* Exercise *
Only the lines from the start of the data through the one containing "roberta-base 0 dev" belong in your answer; return them exactly.

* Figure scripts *

********************

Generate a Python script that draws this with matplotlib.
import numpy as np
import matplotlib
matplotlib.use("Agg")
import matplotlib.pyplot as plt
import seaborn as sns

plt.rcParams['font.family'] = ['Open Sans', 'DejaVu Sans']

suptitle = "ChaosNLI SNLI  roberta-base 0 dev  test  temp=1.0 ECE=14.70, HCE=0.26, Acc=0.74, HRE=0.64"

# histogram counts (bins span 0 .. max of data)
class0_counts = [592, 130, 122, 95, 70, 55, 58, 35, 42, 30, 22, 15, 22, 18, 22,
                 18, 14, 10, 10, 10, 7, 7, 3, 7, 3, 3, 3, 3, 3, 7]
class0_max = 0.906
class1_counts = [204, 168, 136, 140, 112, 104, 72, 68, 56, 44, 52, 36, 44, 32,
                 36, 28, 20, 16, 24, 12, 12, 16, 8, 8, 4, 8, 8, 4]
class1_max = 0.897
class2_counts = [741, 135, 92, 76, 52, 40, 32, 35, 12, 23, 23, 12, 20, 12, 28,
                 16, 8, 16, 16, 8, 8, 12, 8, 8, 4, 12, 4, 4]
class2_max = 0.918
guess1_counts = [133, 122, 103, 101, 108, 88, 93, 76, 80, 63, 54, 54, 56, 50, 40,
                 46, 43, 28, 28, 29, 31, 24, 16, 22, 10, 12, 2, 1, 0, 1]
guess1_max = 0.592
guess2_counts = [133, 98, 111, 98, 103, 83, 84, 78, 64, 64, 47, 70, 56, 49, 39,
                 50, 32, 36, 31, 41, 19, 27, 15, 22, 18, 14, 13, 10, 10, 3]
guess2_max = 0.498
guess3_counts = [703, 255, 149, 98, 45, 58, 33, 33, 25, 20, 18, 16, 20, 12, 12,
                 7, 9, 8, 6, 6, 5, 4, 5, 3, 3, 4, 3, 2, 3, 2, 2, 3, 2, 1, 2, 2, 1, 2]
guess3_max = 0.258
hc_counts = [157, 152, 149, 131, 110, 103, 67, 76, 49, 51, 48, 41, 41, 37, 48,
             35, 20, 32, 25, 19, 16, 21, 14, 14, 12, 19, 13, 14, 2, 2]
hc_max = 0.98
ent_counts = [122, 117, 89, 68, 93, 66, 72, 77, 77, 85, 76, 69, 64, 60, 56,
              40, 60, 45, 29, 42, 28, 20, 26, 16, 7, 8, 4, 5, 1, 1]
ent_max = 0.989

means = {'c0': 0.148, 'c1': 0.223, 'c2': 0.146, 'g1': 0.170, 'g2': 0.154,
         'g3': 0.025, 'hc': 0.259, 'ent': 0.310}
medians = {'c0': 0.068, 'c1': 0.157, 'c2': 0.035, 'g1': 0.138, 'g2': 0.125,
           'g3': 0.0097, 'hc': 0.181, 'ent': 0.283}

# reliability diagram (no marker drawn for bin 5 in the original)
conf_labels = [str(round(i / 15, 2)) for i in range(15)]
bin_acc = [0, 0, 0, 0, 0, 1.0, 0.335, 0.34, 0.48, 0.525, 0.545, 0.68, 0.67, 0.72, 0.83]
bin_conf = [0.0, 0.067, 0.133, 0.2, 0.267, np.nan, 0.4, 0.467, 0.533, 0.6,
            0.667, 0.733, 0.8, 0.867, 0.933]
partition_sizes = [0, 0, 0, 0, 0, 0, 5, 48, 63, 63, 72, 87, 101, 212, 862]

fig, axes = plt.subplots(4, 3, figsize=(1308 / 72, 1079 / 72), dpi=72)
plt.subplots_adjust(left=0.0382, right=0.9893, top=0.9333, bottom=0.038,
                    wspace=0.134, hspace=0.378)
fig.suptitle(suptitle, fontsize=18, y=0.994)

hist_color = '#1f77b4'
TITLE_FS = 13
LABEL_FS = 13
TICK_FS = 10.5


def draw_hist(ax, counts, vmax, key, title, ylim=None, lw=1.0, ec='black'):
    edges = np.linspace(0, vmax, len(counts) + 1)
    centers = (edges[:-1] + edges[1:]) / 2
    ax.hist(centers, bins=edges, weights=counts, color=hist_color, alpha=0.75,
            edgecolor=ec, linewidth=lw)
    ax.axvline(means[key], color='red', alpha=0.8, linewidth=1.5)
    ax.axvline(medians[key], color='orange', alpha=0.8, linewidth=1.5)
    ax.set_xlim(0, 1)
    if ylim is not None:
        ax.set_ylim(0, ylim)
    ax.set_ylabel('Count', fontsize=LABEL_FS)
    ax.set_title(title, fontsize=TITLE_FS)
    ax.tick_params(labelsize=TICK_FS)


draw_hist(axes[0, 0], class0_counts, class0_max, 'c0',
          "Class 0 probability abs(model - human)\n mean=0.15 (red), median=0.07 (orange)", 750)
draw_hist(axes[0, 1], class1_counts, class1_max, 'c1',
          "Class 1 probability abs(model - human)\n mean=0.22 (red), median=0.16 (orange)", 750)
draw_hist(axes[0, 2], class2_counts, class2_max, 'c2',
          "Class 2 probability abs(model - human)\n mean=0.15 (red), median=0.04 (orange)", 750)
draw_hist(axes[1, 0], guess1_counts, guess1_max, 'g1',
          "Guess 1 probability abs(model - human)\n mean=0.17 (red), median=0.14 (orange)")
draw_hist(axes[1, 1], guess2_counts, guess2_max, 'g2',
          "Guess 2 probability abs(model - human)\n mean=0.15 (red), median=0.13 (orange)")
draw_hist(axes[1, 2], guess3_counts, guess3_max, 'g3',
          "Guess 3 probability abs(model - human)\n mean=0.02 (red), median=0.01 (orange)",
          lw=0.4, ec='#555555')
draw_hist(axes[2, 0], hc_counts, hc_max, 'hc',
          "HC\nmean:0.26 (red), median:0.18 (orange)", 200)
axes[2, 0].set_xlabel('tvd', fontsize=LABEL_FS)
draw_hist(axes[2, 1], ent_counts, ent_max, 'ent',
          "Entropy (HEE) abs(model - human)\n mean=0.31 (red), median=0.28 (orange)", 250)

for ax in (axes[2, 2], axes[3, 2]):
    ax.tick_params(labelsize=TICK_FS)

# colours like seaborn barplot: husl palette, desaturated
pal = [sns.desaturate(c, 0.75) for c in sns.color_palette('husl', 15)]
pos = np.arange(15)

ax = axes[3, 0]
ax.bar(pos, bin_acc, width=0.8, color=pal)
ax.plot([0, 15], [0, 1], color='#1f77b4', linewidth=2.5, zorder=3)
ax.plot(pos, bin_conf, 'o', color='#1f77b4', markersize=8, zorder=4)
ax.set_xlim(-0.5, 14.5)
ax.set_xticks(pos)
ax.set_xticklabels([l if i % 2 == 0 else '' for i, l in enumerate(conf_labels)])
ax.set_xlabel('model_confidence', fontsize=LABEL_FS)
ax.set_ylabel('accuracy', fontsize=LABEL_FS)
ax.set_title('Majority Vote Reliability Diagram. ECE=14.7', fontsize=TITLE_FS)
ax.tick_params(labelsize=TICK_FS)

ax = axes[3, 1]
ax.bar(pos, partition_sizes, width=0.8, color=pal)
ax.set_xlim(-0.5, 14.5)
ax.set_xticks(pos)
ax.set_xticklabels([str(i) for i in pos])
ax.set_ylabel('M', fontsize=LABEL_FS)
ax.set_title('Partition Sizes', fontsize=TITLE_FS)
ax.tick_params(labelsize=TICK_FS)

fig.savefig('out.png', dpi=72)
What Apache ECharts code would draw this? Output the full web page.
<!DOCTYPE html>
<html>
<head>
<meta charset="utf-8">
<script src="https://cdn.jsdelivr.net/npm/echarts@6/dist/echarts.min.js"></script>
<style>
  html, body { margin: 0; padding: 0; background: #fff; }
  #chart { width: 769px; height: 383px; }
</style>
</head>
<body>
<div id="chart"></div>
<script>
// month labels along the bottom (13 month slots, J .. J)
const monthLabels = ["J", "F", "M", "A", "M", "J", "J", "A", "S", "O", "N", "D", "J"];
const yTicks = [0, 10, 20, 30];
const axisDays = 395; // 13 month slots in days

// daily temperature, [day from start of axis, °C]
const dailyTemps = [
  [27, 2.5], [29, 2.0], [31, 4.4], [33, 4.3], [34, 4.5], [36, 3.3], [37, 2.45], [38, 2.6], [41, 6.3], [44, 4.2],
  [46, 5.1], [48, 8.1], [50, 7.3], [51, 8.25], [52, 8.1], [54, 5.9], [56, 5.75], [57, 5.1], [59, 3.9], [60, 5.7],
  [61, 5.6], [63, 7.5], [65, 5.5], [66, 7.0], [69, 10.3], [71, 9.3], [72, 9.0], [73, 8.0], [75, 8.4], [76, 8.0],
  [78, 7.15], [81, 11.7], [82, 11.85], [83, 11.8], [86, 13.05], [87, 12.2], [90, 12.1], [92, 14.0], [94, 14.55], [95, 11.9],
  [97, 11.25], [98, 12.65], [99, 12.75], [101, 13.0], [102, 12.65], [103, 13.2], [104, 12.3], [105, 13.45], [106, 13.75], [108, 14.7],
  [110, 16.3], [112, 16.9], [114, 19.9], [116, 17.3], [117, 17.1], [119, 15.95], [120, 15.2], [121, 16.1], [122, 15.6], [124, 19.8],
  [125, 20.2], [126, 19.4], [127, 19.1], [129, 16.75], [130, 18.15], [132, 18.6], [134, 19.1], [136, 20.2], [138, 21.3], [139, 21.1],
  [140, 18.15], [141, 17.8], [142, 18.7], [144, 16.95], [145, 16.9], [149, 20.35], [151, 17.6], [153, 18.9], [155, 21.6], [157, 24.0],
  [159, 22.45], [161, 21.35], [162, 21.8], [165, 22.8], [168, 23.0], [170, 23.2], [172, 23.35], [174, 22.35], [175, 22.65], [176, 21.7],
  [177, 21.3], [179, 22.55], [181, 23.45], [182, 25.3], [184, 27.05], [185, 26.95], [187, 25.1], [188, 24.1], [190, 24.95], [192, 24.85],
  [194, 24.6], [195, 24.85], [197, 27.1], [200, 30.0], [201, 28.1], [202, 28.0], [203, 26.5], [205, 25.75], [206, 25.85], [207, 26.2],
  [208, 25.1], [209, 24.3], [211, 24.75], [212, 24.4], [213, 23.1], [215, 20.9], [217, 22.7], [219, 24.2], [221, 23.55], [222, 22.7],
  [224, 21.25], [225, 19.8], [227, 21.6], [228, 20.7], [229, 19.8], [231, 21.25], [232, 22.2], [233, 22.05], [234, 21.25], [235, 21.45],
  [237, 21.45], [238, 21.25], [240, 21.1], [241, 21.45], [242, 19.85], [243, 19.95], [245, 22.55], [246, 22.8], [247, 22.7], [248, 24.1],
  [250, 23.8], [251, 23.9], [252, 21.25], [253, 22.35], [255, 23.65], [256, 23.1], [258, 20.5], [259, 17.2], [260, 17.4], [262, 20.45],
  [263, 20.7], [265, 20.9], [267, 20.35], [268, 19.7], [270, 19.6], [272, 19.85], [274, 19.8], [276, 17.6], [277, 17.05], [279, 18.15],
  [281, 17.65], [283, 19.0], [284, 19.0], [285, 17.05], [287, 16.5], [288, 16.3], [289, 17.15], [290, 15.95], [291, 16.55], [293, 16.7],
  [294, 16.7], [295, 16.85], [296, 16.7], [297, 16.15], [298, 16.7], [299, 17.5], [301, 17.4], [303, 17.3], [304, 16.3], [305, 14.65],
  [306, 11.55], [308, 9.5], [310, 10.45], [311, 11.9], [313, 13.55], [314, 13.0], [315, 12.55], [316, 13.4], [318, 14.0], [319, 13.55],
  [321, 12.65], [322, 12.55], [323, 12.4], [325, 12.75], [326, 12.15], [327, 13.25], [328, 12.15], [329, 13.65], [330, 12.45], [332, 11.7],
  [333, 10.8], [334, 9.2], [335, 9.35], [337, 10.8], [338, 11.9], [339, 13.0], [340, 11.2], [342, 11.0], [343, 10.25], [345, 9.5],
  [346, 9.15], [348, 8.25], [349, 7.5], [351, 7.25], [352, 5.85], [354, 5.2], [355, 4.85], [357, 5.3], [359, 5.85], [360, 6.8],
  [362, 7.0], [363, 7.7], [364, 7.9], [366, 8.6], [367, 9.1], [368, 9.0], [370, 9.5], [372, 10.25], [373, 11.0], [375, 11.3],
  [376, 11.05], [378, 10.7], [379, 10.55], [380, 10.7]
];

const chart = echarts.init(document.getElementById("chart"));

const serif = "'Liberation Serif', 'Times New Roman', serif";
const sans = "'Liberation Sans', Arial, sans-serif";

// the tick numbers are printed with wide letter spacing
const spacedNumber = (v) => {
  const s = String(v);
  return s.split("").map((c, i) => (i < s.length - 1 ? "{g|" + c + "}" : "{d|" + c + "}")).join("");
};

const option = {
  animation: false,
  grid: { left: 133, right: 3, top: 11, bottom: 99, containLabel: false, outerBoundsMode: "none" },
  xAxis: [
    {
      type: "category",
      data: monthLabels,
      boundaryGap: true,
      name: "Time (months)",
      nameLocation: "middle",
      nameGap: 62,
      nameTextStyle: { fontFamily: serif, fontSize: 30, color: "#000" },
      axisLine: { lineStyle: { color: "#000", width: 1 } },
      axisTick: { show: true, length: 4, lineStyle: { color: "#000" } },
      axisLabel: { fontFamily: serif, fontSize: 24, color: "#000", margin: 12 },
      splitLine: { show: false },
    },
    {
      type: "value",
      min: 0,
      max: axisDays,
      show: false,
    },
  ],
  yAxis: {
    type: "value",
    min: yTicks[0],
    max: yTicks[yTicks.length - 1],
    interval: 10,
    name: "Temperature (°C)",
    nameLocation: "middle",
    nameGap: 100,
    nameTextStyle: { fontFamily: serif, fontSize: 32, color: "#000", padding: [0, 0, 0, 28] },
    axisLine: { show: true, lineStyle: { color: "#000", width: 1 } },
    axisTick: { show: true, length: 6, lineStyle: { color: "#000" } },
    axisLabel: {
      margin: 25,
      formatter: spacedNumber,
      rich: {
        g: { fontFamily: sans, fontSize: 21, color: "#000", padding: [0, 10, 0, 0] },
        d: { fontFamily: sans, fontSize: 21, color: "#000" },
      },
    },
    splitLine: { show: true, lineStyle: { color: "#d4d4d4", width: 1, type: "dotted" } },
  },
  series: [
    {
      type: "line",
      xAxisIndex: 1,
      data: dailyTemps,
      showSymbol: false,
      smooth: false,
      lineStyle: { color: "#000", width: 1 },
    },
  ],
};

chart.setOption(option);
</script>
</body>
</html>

********************

* Final answer *
Generate a Python script that draws this with matplotlib.
import numpy as np
import matplotlib
matplotlib.use("Agg")
import matplotlib.pyplot as plt
import seaborn as sns

plt.rcParams['font.family'] = ['Open Sans', 'DejaVu Sans']

suptitle = "ChaosNLI SNLI  roberta-base 0 dev  test  temp=1.0 ECE=14.70, HCE=0.26, Acc=0.74, HRE=0.64"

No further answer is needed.